What is being asked >> The material below includes pictures; leave them out and return only the lines between the line containing "What matplotlib code" and the line containing "right=0.984, top=0.958, bottom=0.162)", inclusive, word for word.
>> begin Records for this task
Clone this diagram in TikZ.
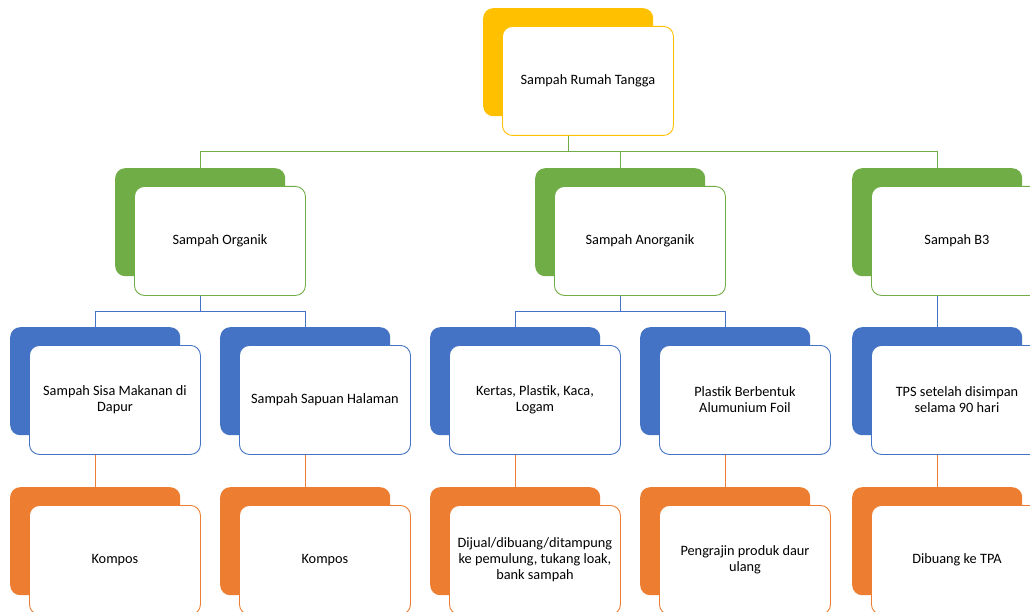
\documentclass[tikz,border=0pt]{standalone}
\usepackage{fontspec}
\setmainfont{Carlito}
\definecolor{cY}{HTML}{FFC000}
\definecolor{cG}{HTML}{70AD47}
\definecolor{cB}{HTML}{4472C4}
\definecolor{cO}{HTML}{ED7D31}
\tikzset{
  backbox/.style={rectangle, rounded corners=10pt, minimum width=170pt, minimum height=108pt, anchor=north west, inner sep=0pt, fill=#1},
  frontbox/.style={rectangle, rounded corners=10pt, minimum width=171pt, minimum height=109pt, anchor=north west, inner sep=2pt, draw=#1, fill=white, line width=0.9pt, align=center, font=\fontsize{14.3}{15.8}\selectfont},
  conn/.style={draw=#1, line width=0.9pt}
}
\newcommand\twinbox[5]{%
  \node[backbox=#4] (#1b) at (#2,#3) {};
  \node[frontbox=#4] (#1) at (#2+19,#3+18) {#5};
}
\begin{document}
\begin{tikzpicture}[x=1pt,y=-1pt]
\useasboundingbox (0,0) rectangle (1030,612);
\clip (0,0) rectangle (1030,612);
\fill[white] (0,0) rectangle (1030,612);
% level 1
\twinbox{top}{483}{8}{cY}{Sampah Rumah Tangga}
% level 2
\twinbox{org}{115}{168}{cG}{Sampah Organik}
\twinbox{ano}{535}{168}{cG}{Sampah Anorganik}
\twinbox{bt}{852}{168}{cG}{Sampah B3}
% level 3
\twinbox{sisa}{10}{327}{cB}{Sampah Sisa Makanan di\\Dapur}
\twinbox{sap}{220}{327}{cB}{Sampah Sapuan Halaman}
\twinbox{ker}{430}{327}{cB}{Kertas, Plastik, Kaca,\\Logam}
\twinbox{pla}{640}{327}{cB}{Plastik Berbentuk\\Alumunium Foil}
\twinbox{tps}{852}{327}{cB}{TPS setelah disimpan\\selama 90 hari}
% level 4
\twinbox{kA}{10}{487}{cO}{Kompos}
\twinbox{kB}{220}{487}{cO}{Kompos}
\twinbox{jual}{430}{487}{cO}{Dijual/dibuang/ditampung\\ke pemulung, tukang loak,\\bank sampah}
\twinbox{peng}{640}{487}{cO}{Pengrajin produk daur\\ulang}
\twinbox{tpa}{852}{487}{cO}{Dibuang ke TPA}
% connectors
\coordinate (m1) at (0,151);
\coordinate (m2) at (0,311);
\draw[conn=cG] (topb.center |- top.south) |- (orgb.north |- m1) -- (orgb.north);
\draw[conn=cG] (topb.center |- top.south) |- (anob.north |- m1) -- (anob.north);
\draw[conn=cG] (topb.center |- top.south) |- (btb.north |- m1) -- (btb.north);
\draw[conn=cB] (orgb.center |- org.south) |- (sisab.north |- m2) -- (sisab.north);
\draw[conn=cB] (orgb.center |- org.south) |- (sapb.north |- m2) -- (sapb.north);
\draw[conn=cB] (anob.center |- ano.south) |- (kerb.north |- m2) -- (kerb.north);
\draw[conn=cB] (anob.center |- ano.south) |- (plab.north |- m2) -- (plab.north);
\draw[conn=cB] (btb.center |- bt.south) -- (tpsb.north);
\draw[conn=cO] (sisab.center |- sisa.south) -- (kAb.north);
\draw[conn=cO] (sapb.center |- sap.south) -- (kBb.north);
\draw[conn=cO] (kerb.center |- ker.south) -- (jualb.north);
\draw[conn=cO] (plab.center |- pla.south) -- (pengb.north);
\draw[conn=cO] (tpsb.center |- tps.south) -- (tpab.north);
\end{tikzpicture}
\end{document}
>> end Records for this task
>> begin Records for this task
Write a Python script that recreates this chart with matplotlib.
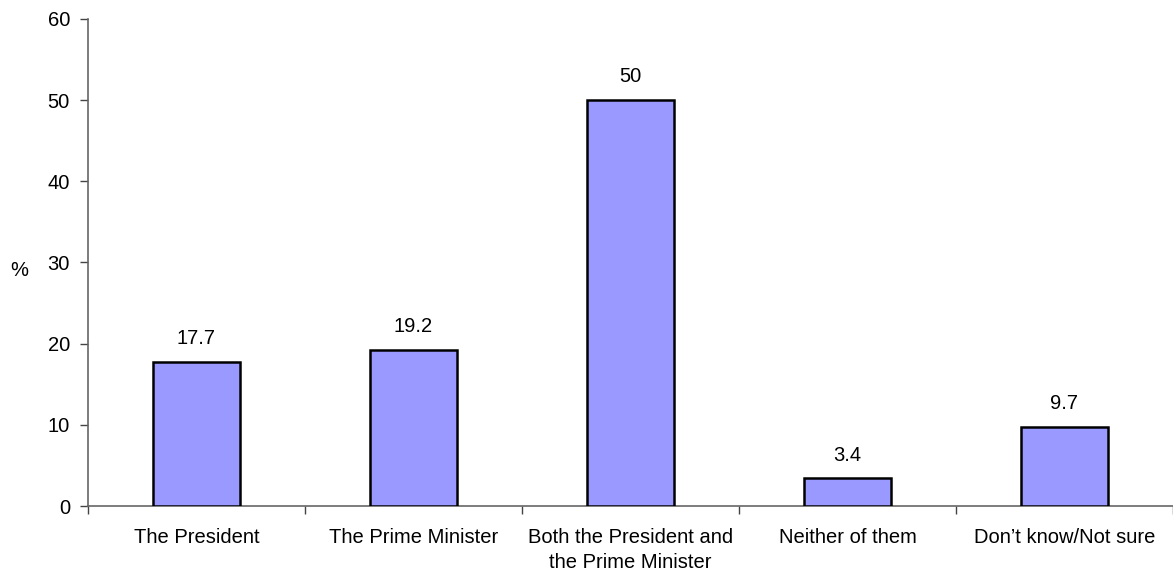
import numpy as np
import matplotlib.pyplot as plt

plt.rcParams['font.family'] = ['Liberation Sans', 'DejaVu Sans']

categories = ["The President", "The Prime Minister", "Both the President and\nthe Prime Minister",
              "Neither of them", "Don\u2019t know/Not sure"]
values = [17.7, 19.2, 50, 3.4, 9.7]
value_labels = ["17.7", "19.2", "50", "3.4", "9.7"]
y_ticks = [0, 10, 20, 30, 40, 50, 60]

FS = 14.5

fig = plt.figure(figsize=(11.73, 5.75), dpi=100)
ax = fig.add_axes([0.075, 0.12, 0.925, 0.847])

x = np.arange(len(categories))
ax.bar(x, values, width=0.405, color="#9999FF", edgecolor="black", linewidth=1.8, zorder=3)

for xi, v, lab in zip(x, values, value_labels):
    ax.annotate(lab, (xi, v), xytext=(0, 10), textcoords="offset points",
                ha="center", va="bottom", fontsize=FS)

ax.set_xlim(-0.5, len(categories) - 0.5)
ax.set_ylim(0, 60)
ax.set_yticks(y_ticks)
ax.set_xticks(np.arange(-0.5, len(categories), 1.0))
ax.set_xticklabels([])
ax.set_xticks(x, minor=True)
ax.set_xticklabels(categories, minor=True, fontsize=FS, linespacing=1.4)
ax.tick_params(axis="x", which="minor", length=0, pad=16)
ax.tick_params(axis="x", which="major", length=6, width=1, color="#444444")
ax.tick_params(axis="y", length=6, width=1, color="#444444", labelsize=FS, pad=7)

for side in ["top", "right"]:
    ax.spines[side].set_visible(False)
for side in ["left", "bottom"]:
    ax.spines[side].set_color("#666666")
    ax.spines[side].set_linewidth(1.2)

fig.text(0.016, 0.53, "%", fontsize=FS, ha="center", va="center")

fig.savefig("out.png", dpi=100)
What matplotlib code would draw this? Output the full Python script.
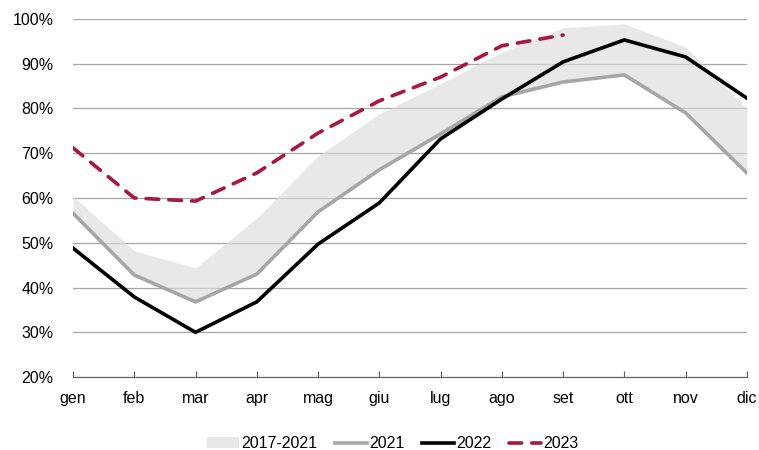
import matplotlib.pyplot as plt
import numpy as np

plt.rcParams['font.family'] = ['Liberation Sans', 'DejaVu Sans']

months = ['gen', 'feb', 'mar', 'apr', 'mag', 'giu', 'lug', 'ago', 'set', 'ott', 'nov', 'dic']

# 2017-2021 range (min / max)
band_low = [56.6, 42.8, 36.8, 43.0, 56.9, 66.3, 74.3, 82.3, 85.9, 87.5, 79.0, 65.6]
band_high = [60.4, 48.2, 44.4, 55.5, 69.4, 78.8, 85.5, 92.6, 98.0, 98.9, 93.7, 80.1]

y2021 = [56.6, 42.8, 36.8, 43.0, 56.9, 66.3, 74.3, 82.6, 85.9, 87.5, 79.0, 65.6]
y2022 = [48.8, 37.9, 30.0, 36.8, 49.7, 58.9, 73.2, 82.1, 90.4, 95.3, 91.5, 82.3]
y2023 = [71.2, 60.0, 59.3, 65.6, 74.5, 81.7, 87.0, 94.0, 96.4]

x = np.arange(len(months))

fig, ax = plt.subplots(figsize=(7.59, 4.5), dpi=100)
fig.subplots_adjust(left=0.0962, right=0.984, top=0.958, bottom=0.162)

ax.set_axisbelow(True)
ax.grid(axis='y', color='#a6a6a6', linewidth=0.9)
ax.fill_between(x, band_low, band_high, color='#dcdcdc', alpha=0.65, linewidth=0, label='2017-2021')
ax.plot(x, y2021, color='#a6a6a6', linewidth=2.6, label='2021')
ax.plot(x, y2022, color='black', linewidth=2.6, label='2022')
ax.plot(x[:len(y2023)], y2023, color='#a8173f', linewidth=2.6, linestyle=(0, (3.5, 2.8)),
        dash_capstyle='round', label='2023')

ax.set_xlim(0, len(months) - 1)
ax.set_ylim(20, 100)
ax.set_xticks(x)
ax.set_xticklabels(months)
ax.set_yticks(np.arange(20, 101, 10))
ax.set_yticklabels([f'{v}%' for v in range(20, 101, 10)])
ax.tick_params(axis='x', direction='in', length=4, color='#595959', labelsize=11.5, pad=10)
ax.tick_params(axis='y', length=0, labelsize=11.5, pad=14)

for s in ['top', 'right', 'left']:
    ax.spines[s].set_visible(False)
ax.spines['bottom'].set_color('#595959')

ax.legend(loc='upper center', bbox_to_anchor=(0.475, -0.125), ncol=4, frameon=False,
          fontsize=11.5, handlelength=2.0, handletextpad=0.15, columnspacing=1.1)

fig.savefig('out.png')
>> end Records for this task
>> begin Records for this task
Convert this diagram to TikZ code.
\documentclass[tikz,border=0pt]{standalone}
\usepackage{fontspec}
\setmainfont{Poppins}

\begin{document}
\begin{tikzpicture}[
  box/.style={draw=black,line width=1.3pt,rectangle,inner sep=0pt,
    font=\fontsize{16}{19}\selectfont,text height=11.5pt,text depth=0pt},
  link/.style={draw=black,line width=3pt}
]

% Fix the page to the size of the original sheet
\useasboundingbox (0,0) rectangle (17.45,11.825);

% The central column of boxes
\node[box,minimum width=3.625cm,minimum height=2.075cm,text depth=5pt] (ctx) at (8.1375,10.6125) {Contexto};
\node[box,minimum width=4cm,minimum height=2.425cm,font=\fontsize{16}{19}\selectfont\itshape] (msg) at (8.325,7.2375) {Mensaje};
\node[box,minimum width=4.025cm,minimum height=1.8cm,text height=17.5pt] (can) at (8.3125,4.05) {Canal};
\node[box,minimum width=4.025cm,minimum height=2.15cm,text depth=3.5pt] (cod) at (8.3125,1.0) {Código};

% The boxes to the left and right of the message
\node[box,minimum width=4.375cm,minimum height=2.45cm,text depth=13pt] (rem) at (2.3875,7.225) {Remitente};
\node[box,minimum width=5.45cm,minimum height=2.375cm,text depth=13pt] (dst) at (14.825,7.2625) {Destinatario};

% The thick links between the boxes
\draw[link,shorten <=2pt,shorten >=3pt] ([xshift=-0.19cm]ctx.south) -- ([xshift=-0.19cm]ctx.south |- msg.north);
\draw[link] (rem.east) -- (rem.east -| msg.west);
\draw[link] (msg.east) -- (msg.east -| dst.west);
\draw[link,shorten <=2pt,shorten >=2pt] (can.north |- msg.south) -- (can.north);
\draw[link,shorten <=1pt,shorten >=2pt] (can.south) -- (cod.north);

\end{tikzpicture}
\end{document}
>> end Records for this task
Final result >>
What matplotlib code would draw this? Output the full Python script.
import matplotlib.pyplot as plt
import numpy as np

plt.rcParams['font.family'] = ['Liberation Sans', 'DejaVu Sans']

months = ['gen', 'feb', 'mar', 'apr', 'mag', 'giu', 'lug', 'ago', 'set', 'ott', 'nov', 'dic']

# 2017-2021 range (min / max)
band_low = [56.6, 42.8, 36.8, 43.0, 56.9, 66.3, 74.3, 82.3, 85.9, 87.5, 79.0, 65.6]
band_high = [60.4, 48.2, 44.4, 55.5, 69.4, 78.8, 85.5, 92.6, 98.0, 98.9, 93.7, 80.1]

y2021 = [56.6, 42.8, 36.8, 43.0, 56.9, 66.3, 74.3, 82.6, 85.9, 87.5, 79.0, 65.6]
y2022 = [48.8, 37.9, 30.0, 36.8, 49.7, 58.9, 73.2, 82.1, 90.4, 95.3, 91.5, 82.3]
y2023 = [71.2, 60.0, 59.3, 65.6, 74.5, 81.7, 87.0, 94.0, 96.4]

x = np.arange(len(months))

fig, ax = plt.subplots(figsize=(7.59, 4.5), dpi=100)
fig.subplots_adjust(left=0.0962, right=0.984, top=0.958, bottom=0.162)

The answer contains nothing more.